[Task instructions] Reproduce the lines exactly, beginning with the line that has "Clone this chart in Plotly." and ending with the line that has "cx = 465 - OFF". Images are left out.

[Records]
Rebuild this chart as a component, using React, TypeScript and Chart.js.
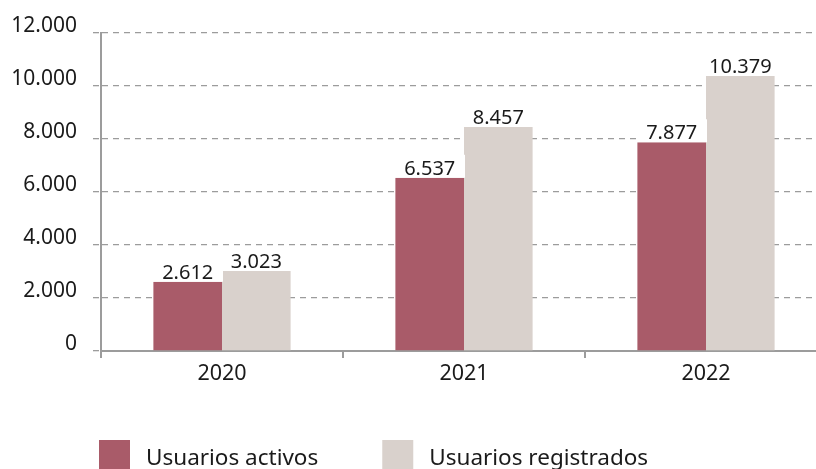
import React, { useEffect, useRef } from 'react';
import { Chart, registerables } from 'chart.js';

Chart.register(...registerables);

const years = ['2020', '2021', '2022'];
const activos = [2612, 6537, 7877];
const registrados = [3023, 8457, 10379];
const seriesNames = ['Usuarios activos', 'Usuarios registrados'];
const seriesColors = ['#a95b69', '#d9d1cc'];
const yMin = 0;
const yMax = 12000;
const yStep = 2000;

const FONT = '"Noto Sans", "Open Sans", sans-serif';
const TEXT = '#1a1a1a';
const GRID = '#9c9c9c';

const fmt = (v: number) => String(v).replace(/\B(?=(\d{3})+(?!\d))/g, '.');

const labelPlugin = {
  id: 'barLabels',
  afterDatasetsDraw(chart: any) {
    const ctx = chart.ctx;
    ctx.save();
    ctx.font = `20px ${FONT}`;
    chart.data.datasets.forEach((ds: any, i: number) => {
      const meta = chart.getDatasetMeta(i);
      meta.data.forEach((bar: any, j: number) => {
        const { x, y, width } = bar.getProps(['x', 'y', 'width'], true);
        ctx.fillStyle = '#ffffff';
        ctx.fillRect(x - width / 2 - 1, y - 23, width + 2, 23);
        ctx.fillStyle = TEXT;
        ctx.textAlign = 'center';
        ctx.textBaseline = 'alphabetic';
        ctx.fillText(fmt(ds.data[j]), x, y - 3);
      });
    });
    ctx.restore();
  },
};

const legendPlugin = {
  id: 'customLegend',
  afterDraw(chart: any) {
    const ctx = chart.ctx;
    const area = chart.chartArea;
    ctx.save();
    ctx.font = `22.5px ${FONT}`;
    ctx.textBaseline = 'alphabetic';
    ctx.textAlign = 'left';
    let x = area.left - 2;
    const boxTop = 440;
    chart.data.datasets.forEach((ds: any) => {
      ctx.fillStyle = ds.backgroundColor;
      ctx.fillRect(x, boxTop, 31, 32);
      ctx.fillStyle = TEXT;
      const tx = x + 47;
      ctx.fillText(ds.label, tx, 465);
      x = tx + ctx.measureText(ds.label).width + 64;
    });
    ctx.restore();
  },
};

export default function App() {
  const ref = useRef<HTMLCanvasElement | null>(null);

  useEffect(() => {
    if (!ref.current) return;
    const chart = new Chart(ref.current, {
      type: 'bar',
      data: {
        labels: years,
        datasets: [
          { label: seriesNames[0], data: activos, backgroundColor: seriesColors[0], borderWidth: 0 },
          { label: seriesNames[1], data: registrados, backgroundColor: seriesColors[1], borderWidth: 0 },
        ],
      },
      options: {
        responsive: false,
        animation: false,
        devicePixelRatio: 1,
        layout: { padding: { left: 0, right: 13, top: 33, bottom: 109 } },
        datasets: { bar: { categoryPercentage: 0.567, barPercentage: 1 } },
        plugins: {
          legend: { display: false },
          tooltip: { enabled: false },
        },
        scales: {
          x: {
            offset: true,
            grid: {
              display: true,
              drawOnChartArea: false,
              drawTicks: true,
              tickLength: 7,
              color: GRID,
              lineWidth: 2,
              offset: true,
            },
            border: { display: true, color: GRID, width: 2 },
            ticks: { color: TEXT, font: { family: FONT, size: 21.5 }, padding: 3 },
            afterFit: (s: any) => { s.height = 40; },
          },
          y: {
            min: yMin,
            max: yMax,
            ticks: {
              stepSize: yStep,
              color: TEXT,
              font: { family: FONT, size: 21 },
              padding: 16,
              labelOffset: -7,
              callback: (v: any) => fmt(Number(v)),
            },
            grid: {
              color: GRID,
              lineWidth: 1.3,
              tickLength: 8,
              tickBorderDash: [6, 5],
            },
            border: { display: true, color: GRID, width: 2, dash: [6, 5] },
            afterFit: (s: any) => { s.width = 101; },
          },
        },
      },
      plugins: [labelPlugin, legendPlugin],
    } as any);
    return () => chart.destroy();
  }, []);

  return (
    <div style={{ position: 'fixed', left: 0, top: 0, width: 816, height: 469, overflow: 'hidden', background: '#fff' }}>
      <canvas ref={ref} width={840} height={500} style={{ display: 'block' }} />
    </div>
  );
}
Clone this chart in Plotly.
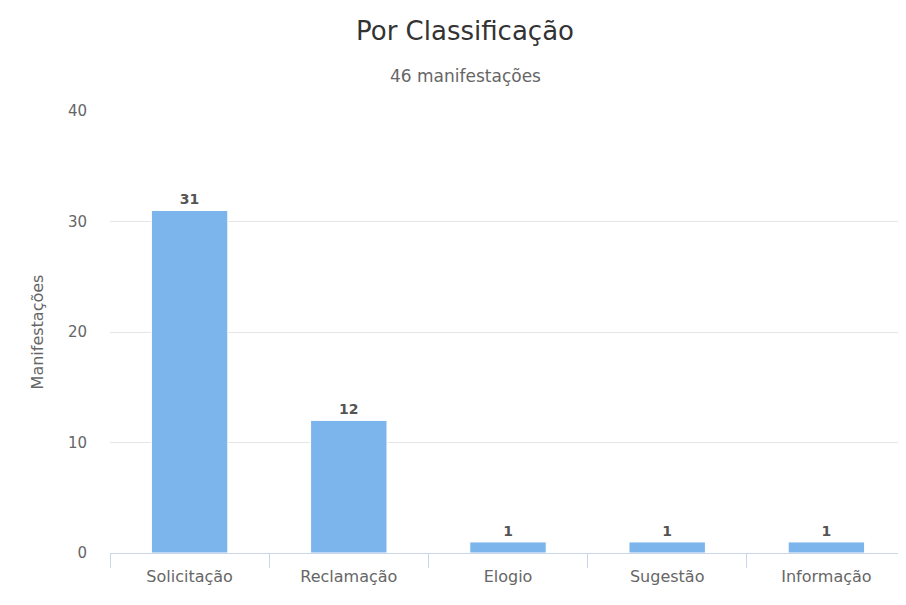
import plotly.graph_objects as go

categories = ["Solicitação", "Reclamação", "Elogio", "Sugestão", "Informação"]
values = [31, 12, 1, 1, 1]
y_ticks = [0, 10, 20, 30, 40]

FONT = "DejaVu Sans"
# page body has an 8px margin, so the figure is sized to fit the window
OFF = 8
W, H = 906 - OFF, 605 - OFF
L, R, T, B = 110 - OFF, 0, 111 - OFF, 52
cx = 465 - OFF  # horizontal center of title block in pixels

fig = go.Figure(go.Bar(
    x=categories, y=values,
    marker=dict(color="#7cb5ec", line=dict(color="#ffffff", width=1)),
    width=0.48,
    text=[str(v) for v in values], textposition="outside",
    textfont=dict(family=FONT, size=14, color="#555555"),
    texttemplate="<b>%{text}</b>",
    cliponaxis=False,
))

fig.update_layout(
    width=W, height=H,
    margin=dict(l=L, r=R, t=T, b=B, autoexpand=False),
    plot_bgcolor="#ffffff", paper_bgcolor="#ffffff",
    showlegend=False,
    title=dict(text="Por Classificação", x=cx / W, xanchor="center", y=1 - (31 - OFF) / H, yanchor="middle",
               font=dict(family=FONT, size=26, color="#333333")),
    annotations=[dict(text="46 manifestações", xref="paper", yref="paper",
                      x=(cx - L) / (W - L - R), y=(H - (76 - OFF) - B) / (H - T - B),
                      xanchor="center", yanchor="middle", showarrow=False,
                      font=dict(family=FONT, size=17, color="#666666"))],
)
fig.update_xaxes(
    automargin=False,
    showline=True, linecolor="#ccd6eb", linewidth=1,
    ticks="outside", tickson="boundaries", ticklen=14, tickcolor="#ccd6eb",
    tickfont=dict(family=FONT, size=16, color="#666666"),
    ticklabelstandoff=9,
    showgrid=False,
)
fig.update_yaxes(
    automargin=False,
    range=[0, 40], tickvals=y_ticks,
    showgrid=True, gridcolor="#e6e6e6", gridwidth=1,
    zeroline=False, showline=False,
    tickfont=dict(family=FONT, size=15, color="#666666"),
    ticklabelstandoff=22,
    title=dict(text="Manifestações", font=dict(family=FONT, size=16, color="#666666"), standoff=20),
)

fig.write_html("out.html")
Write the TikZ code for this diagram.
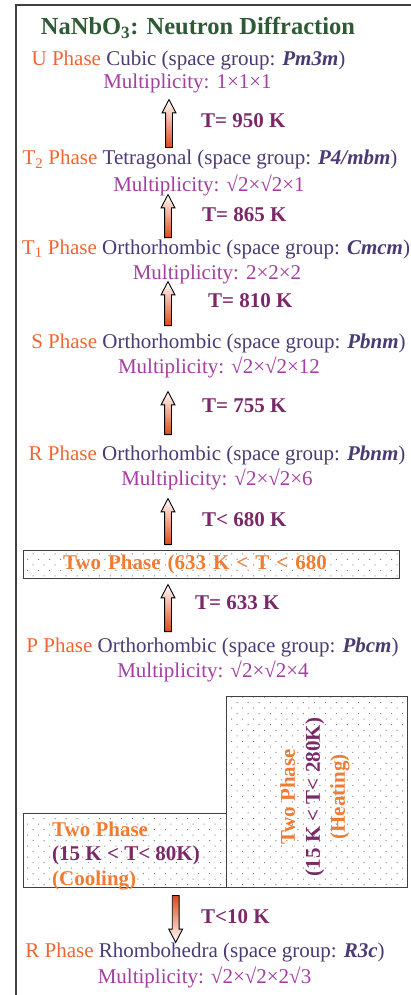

[Solution for this problem]
Clone this chart in Plotly.
import plotly.graph_objects as go

categories = ["Solicitação", "Reclamação", "Elogio", "Sugestão", "Informação"]
values = [31, 12, 1, 1, 1]
y_ticks = [0, 10, 20, 30, 40]

FONT = "DejaVu Sans"
# page body has an 8px margin, so the figure is sized to fit the window
OFF = 8
W, H = 906 - OFF, 605 - OFF
L, R, T, B = 110 - OFF, 0, 111 - OFF, 52
cx = 465 - OFF  # horizontal center of title block in pixels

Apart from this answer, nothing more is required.